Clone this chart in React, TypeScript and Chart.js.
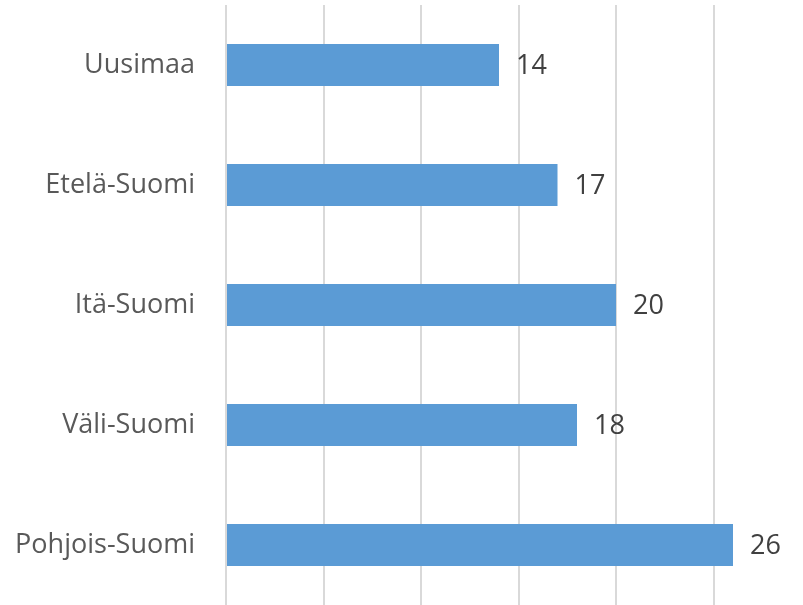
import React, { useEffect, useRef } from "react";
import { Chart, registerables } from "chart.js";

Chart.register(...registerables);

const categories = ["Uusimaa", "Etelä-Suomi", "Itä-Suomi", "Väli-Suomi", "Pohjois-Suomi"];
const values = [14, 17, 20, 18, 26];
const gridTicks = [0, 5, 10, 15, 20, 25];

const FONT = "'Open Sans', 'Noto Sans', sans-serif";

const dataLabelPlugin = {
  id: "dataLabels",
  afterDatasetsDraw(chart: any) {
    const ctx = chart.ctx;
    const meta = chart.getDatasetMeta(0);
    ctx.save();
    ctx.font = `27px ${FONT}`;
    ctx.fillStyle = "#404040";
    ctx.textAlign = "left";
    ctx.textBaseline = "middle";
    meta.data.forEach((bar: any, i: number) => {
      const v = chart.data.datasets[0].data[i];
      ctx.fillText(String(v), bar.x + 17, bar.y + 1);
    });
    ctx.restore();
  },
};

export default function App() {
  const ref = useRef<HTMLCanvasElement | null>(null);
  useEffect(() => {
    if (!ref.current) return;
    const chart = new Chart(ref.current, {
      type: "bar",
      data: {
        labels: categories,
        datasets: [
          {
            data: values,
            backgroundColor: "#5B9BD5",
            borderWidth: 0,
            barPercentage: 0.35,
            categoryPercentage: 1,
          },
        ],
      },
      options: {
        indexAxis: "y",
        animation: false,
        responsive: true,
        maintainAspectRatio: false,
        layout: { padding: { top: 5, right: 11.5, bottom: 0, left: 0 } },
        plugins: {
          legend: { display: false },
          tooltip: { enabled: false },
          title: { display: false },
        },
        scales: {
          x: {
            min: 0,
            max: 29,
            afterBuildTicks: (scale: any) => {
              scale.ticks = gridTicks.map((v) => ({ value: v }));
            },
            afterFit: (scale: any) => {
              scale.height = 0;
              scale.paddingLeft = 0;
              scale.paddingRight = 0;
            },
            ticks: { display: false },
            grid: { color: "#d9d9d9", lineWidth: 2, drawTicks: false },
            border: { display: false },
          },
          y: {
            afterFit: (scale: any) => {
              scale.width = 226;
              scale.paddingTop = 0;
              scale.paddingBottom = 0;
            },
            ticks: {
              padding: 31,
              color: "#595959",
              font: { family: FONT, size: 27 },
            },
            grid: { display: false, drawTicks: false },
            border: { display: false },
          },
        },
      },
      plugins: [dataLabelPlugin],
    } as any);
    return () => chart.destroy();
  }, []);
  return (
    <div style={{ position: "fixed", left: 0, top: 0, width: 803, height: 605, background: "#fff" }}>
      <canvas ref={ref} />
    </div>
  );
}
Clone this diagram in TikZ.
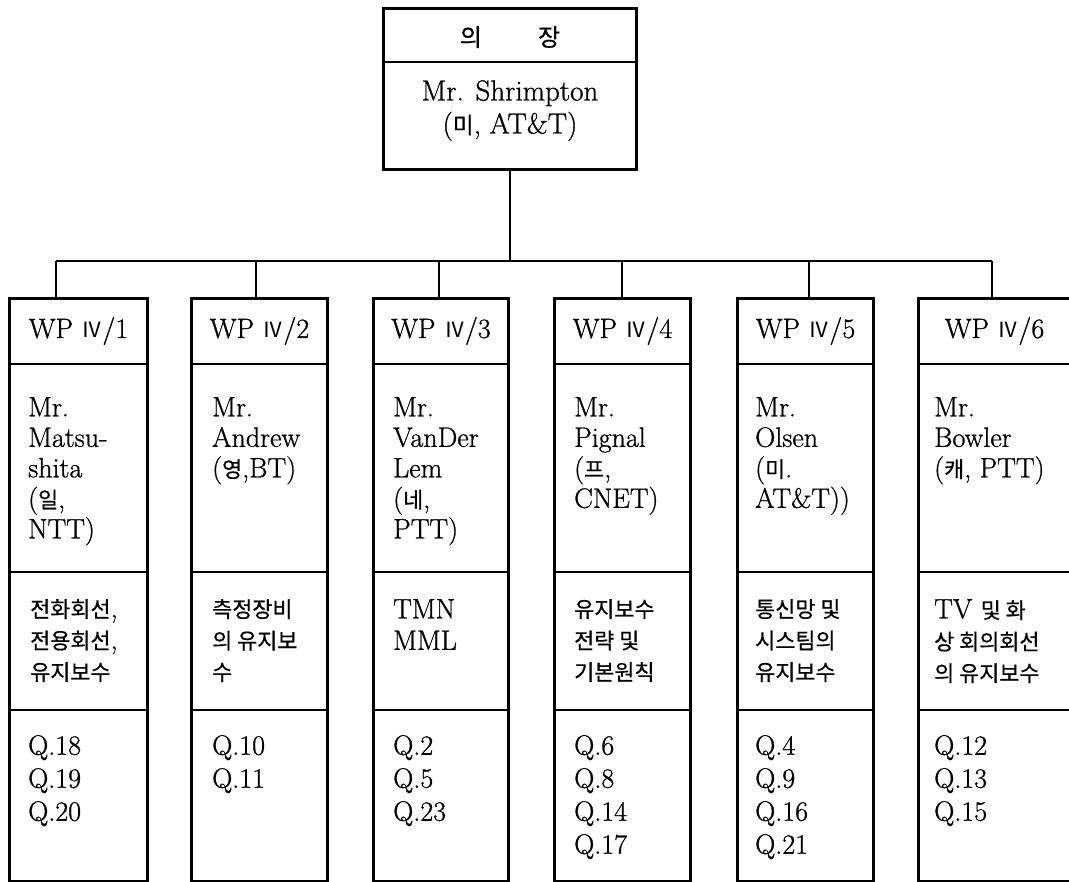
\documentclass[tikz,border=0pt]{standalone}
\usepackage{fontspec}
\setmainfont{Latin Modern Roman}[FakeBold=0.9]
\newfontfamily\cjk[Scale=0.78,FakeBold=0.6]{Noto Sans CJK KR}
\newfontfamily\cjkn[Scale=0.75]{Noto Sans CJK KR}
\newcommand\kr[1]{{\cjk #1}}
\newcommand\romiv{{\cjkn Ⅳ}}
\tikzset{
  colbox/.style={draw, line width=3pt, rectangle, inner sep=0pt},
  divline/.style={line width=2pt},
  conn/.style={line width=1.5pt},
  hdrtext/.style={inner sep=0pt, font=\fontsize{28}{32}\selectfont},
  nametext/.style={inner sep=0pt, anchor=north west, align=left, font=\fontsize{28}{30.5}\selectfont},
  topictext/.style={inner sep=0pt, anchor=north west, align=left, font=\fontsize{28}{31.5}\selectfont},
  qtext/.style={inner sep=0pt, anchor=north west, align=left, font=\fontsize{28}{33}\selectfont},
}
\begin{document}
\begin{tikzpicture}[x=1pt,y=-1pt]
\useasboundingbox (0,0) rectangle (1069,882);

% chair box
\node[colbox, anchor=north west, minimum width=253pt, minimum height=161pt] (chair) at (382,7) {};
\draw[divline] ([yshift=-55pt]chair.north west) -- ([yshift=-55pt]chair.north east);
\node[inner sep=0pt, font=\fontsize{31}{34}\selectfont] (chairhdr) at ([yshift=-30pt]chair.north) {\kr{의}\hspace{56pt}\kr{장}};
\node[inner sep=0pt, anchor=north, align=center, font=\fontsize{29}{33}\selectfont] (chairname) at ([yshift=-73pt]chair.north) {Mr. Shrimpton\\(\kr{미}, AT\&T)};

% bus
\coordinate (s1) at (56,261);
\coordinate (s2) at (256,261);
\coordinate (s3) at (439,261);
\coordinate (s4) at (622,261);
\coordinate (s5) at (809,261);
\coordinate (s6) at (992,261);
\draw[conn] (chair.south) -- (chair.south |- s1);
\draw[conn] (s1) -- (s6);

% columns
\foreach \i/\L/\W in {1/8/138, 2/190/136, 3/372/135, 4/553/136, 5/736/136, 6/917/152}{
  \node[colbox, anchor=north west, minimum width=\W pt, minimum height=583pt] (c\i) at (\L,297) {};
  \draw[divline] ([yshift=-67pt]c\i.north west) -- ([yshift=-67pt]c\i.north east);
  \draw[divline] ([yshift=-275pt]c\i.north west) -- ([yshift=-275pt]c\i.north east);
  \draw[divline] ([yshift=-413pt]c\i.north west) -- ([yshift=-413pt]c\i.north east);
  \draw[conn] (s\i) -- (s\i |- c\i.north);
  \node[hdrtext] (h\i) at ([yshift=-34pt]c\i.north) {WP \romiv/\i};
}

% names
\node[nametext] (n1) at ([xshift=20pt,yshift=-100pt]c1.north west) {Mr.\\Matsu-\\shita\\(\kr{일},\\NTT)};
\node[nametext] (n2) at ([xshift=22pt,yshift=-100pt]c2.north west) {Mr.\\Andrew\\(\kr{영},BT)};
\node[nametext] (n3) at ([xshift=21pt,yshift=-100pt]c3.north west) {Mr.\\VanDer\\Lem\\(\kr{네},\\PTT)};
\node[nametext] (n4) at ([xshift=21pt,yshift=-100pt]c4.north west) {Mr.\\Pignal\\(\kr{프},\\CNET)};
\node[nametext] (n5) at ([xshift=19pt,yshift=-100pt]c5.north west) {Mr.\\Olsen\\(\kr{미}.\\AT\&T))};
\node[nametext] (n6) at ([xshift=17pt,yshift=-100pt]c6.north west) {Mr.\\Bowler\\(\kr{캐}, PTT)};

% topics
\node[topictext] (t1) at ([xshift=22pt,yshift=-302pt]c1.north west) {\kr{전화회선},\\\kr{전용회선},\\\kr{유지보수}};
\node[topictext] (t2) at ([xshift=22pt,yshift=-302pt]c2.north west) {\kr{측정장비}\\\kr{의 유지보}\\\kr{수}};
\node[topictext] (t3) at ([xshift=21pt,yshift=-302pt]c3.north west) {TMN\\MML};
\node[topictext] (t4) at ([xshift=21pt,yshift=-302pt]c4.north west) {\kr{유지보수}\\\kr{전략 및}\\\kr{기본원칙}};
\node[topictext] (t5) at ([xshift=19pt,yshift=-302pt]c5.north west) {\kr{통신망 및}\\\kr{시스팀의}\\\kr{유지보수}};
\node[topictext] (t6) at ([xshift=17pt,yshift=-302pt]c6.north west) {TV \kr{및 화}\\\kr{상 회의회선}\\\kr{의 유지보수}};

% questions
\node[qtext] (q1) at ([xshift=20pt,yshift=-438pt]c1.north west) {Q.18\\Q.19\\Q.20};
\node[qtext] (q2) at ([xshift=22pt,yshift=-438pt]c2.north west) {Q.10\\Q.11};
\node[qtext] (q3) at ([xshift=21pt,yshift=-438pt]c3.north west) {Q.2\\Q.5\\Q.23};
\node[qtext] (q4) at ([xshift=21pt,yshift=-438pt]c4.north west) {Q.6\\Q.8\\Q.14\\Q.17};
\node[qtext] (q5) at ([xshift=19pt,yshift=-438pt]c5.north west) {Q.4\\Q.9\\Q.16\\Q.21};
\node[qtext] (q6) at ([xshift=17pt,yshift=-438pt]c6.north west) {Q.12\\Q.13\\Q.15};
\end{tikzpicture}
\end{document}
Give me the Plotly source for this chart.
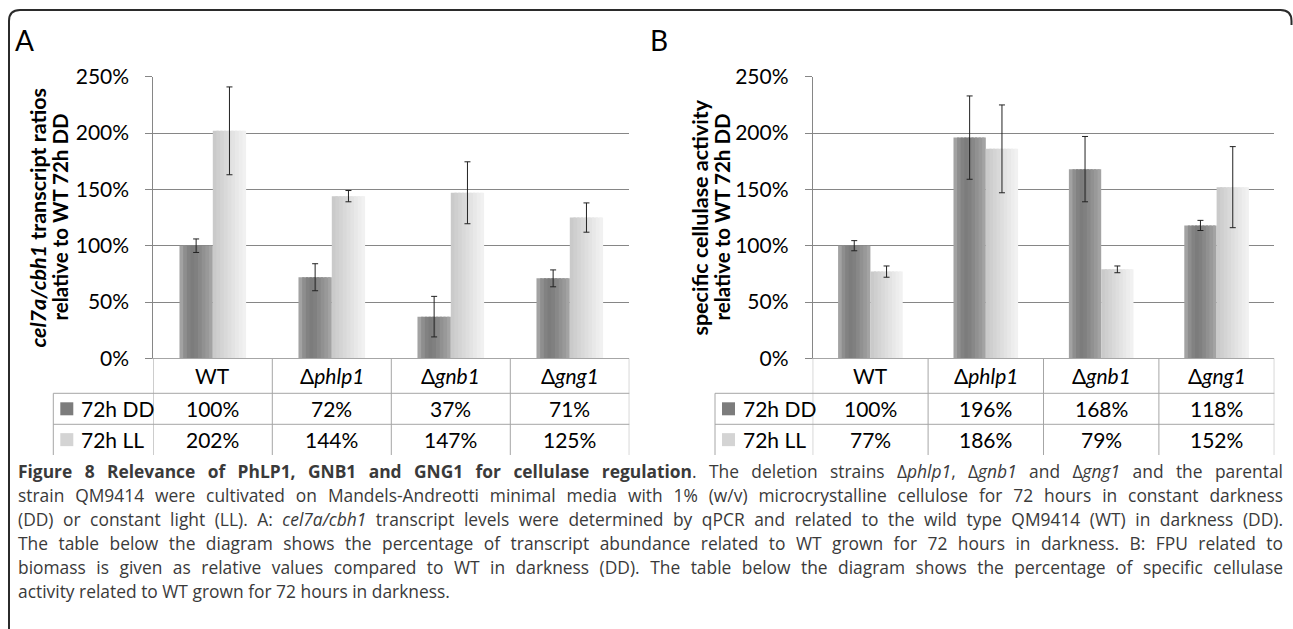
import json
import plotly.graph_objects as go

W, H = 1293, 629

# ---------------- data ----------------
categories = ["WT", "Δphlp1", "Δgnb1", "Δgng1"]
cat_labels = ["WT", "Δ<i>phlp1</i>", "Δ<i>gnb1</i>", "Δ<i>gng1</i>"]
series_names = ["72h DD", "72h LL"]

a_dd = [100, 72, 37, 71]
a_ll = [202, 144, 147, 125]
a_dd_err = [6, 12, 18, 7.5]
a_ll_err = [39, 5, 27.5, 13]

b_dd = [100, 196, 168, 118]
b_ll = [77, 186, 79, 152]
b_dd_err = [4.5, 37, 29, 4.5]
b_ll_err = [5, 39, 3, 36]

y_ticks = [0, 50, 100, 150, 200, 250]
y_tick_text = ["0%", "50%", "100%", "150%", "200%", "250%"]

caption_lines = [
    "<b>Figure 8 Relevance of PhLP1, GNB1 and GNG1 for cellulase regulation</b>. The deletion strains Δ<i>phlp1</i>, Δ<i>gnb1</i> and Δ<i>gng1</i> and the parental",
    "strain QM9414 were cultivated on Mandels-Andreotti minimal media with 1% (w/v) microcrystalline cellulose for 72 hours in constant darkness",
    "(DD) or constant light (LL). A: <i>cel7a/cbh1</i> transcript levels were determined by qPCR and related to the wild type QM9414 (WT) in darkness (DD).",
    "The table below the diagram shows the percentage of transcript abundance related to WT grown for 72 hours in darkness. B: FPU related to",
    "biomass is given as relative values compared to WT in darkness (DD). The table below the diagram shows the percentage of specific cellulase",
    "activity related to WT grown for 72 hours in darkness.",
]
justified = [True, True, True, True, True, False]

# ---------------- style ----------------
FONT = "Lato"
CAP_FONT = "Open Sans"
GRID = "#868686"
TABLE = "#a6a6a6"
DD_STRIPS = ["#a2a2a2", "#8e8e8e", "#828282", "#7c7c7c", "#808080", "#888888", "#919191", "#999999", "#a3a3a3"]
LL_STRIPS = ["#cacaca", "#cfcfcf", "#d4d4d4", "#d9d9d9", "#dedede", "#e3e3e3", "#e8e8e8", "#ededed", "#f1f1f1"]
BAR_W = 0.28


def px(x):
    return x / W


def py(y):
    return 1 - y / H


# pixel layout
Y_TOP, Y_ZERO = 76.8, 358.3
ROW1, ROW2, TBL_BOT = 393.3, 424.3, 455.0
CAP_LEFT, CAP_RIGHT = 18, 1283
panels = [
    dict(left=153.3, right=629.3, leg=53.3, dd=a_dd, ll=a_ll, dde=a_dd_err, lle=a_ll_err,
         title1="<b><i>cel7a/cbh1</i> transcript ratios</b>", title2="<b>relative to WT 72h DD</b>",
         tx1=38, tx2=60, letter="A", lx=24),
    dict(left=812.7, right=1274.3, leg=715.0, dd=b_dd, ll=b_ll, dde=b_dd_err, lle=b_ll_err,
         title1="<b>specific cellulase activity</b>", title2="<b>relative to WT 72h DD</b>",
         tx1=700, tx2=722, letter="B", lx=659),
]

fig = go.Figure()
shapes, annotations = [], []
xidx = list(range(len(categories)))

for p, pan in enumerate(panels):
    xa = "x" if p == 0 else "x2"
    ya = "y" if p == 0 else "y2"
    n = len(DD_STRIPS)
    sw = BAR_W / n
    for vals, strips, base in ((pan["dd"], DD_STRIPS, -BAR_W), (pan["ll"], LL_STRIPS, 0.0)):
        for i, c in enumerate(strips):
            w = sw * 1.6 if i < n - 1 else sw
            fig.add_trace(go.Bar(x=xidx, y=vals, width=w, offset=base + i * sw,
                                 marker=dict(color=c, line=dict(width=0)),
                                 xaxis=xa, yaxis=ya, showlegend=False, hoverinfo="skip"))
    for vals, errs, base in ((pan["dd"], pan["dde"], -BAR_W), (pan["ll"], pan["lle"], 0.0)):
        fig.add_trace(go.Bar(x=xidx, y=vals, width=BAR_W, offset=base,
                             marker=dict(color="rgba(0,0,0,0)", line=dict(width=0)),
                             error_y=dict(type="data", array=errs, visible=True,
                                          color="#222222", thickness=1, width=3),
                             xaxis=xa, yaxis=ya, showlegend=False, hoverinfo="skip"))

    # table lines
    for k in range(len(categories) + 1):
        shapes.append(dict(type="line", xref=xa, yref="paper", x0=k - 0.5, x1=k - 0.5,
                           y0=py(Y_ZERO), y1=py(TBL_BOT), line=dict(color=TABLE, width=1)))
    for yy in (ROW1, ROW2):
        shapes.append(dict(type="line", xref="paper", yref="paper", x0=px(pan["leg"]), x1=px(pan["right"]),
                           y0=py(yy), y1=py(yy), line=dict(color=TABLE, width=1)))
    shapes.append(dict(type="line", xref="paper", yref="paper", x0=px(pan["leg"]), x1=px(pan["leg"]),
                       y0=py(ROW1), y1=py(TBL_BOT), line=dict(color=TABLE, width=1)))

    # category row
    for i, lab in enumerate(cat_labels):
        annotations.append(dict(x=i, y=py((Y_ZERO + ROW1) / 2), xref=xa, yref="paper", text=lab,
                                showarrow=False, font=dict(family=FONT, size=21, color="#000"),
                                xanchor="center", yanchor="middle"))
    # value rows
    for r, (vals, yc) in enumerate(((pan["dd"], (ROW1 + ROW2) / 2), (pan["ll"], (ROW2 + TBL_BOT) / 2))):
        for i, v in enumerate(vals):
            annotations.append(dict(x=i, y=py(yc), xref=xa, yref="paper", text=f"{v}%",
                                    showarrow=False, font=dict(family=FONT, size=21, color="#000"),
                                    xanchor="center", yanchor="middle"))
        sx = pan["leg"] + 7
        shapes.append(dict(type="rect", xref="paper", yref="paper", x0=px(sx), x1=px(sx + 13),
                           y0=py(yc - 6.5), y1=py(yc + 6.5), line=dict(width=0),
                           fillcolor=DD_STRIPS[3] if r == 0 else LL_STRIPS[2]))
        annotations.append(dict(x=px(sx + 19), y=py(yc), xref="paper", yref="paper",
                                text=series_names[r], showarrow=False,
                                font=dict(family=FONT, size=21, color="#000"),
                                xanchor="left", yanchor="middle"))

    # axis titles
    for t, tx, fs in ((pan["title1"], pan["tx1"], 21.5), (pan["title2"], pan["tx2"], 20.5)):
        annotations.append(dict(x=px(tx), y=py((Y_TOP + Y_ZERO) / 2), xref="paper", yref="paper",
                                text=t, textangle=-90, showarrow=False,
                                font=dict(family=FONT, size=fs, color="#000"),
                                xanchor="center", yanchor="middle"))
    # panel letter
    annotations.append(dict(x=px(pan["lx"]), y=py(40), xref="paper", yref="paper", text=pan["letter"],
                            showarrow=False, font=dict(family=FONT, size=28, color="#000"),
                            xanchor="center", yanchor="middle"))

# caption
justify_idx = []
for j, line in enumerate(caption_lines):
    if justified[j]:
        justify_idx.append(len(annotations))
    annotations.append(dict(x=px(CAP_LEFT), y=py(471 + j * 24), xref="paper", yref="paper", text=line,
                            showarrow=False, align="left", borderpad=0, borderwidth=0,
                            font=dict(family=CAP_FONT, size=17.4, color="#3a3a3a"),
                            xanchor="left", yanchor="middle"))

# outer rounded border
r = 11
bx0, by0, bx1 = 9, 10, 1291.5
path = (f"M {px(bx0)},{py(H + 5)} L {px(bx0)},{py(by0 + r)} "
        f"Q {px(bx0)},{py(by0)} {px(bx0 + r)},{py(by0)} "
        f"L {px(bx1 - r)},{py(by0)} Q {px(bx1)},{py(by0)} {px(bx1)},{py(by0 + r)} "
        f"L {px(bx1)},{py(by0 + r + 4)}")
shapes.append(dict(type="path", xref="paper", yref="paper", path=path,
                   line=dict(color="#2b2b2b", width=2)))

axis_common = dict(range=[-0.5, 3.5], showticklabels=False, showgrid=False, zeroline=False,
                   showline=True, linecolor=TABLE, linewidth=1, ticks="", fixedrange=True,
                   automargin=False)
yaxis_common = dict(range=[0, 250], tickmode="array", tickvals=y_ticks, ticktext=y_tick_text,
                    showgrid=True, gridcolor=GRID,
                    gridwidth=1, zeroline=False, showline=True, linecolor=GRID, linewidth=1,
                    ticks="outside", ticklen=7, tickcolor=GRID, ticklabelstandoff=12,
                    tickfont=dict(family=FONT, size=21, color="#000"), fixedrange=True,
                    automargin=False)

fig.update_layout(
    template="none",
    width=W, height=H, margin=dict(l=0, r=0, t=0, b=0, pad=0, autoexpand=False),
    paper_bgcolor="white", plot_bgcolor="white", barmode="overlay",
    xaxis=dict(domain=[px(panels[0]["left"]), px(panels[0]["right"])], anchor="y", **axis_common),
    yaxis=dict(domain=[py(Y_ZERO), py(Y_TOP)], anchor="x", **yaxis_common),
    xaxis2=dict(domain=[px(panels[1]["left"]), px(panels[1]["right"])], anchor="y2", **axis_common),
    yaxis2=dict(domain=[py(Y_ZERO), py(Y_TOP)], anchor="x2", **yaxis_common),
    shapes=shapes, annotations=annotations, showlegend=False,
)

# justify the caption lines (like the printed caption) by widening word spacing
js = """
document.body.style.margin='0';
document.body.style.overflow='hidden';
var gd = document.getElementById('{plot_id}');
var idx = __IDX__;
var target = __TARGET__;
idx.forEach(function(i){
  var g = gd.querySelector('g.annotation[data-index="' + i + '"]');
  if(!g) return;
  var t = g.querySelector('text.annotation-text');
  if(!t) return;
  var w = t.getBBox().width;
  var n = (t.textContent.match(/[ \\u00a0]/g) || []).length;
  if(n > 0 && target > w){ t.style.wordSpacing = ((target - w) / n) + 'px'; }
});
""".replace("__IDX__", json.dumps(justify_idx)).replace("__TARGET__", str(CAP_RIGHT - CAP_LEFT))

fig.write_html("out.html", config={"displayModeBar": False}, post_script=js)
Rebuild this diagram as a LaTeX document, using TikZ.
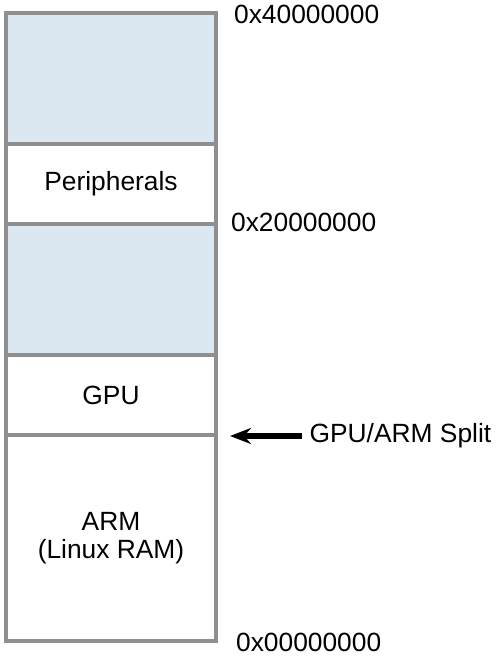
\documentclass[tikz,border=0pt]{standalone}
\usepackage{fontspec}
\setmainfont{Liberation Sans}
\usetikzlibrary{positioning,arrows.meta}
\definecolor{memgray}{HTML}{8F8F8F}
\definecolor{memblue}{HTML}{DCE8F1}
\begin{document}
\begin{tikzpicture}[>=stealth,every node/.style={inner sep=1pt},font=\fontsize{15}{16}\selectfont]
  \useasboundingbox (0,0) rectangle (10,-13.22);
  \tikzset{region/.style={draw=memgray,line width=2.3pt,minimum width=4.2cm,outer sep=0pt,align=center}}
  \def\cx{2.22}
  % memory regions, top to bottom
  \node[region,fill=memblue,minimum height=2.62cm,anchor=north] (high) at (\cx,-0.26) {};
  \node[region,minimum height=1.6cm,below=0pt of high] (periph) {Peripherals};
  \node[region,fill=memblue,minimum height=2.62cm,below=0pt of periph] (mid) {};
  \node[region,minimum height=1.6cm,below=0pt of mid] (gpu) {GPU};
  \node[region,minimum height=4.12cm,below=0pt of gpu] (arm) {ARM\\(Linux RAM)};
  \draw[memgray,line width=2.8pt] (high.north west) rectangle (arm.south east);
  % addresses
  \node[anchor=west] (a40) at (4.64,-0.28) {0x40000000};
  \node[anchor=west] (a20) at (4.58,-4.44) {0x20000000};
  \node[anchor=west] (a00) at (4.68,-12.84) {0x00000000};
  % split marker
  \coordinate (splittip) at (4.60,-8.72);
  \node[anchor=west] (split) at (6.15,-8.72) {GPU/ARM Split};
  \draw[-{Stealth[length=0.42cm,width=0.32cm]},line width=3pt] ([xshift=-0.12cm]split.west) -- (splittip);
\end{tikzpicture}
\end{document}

- _Exercise instructions_
Give back exactly the lines from the top of the records to the line containing "Chart.register(...registerables);", both included, and no pictures.

- _The output_
Clone this chart in React, TypeScript and Chart.js.
import React, { useEffect, useRef } from "react";
import { Chart, registerables } from "chart.js";

Chart.register(...registerables);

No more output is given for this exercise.